Chores used to be the thing I avoided after work and then spent one weekend morning doing all at once. Then, I was choosing between cleaning the bathroom and, well, doing whatever I wanted. Now, while I’m cleaning the bathroom, I’m choosing not to read Curious George for the third time in a row. My hours spent rolling around on the floor and having a small man yell “MINE” at me are joyful and hilarious, but after I pretend to make his stuffed animals kiss about a dozen times, the law of diminishing returns begins to take effect. And then I want to take the trash out to the street, because I want to get out of the goddamned house, even if it’s just to walk alongside it. I want to drag a horrid plastic box on wheels through spiderwebs and under trees, hulking it down cement stairs to the side of the street; I want to experience the fresh air and the small pride, knowing that my family is inside watching me doing it, but, crucially, I cannot hear them. They cannot get to me.

When I became a parent all of my thinking around the hierarchy of things I want to be doing changed. Leisure time collapsed into a few hours (nap time, early bed time, sometimes more), traded off between two parents. If there is something I really want to do, I can make it work, but that any time to myself is concentrated, strategically experienced, often paid for by more time spent with kid while partner gets away.

Most weekend mornings I have to stop myself from thinking about what I’d want to do if I could do anything. Yoga? A movie? A nap? Instead, we are wandering between rooms, playing with Play-Doh, making dolls kiss, shrieking with laughter, pointing at dogs, blowing bubbles. One cannot keep this up for too long unless one is either a saint, on meth, or 16 months old. Like work-work, parenting work requires my whole brain, even if it’s in surreal, singsong, repetitive toddler mode. After a while I cower away, exhausted, to go do something that will make me feel useful and peaceful and accomplished. “Look at me carrying the laundry up to the bedroom!” my body language announces. Then I hide in the bedroom until I can hear one of them wondering where I am.

Yes, this is the promise of feminism: to share equally the burden of housework and child care and wage-earning, or at least feel guilty as hell when you aren’t holding up your end of whichever part of the bargain. Making money and advancing your career with a small child and expensive day care is hard. Taking care of a small child is very hard. Housework, on the other hand, while physically tiring, is arguably the simplest leg in the wobbly family stool. It’s ennobling and satisfying and it can be completed. I’m not saying I wish second-wave feminists had been more enthusiastic about dish-washing, but now that equal household contribution is a widely held ideal, we’re left to figure out which contributions are more fun. We’re sneakily trading off, vying for the better deal, wondering where in the day’s tasks are the small moments of respite where we can feel human.

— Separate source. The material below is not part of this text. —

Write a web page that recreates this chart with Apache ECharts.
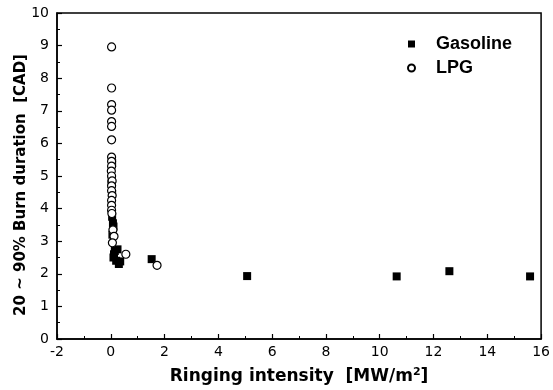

For the record, deciding what to make for dinner is terrible, especially when it necessitates consulting someone else, but actually making dinner: amazing. Chopping a vegetable, dreamily flitting about the kitchen and laughing at whatever song and dance goes on in the other room: This is my present equivalent of stopping off at a bar on the way home from work. Going to the grocery store, folding laundry, running errands, picking up takeout, taking out the trash: always the better end of the deal. If you get to leave the house alone, well, you’re basically taking the night off. You may as well be out drinking with friends, strolling around the store aisles at a leisurely pace, sitting in your car too long checking Twitter because no one knows where you are and why you’re taking so long. Out running an errand, you are alone and at ease and even though you’re tired, you are in control. They can tell you about whether the baby cried or shat in the bathtub and they can silently curse you for forgetting to buy beer, but they can’t take away your ten quiet minutes spent reading the internet in sweatpants at 6:30 p.m. on a Tuesday.

Just for god’s sake finish it all before the kid goes down for bed, otherwise you’re left choosing between work and not-work, dishes or Netflix, laundry or a hot bath, deadlines or drinks with friends. After all, escaping the paralyzing existential question of how to spend your time is, by my estimation, one of the fringe benefits of parenthood.